Kirkcaldy-based Peter Greig & Co Ltd – the country’s last linen manufacturer – has contributed to an exclusive fashion show celebrating Mary Queen of Scots. Michael Alexander reports.
She is one of the best known figures in Scotland’s history whose connections with Fife and Tayside range from her three visits to St Andrews in the 1560s to her infamous captivity at Lochleven Castle, near Kinross, in 1567.
But the release of the historical drama film Mary Queen of Scots last month starring Oscar-nominated actors has led to another more modern connection between the tragic monarch and Courier Country thanks to the expertise and reputation of a long established Fife business.
Materials produced by Kirkcaldy-based Peter Greig & Co Ltd are to be included in an exclusive catwalk fashion show taking place in Edinburgh Castle’s Great Hall on February 7 which pays tribute to the Royal fashion icon.
‘Women of the Crown’, created in association with Historic Environment Scotland (HES) and American fashion designer Jeff Garner from fashion label Prophetik, will showcase an exclusive collection for the first time before it travels to London Fashion Week.
It will also launch a new range of products inspired by Mary Queen of Scots.
Peter Greig & Co was established in 1825 and continues to weave bespoke linens and natural fibres for the furnishing, industrial and apparel markets from its original site at Victoria Linen Works in St Clair Street, Kirkcaldy.
The company prides itself on its quality, service and design and its long history of traditional weaving in Scotland.
In an interview with The Courier, managing director Angus Nicoll, 58, who has been with the family firm for 35 years, explained that the tie up came about when they were approached by HES and the fashion designer came over from America to select a range of linens that he was going to do the design work with.
“We’re thrilled and delighted to be involved,” said Angus, who will be a guest at the fashion show.
“It’s great for everybody that works here and to get a bit of recognition.
“We produce a lot of cloth here so it’s nice to obviously get some recognition as we did when we produced material for the Great Scottish Tapestry a few years ago.
“All of these sort of things are great.
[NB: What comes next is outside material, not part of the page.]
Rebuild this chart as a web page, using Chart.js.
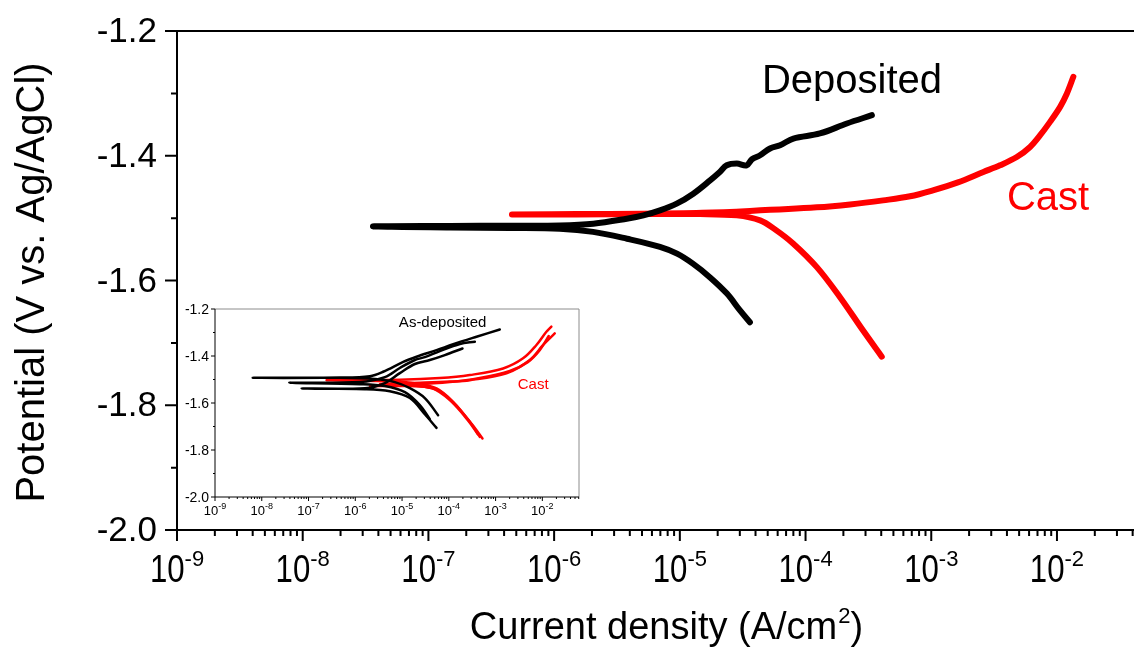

I think it’s a great plaudit to everyone that works for us here.”
Angus explained that at the height of the linen industry in the early 19th century, there were 15 weaving mills in Kirkcaldy employing around 10,000 people in textiles.
The last one in the local area was Johnstons of Wemyss which closed in 2003.
“When the premises opened here in 1825,” he said, “there’d be yarn getting taken from here to all the individual weavers and their houses – then they would return the bolts of cloth and get paid for it.
“Obviously at the end of the 1800s, with the advent of steam, everything came into the factory at that stage.
“Fife was huge for that with Hay & Robertson and various other people involved including Erskine Beveridge in Dunfermline – vast numbers of people.”
Peter Greig & Co Ltd has been in Angus’ family since 1911 with both sides of his parental line involved in textiles.
“One was doing spinning and weaving of heavy tarpaulins and things in Arbroath,” he said.
“The other one – which is this one here on my maternal side – was Hay & Robertson in Dunfermline. The Robertson family took over the Greig business in 1911.
“At that stage the trade in general was starting to dwindle a little bit. The main heat had started to come out of a lot of the trade and opportunities were there.
“Because Hay & Robertson was such an enormous concern in Dunfermline, this was deemed a more prudent way to go forward should things get smaller. Sure enough they got smaller and this became the main family business.
“Sadly those days are long gone in the past. I think I may have missed the halcyon days of textiles, but there you go!”
Asked how Peter Greig & Co Ltd, which employs 40 people and produces 25,000 metres of linen per week, had managed to survive almost 200 years when similar firms had fallen by the wayside, Angus replied: “Probably because we run a fairly tight ship and probably just by being pig headed I suppose!
“It is very much a case we love developing cloth and things like that. It’s one of these vocations that once it gets into your blood it’s difficult to get out once it’s in!”
The firm does a “broad mix” of trade in the UK and globally in the USA, Europe and the Far East.
However, with most of their flax coming from Belgium, and with ongoing uncertainty about Brexit, Angus said: “Goodness knows what opportunities there might be after March!
“But that’s what keeps life interesting I suppose – to see what comes rattling down the pipe next!
“I think on that particular subject the worst thing that’s happening is the lack of forward movement.
“It’s the indecision that’s so deadly for business. Inertia is not good for anybody’s confidence.
“For those that have asked me what my Brexit strategy is, I keep on saying ‘ask me on April 1’ – rather appropriately!”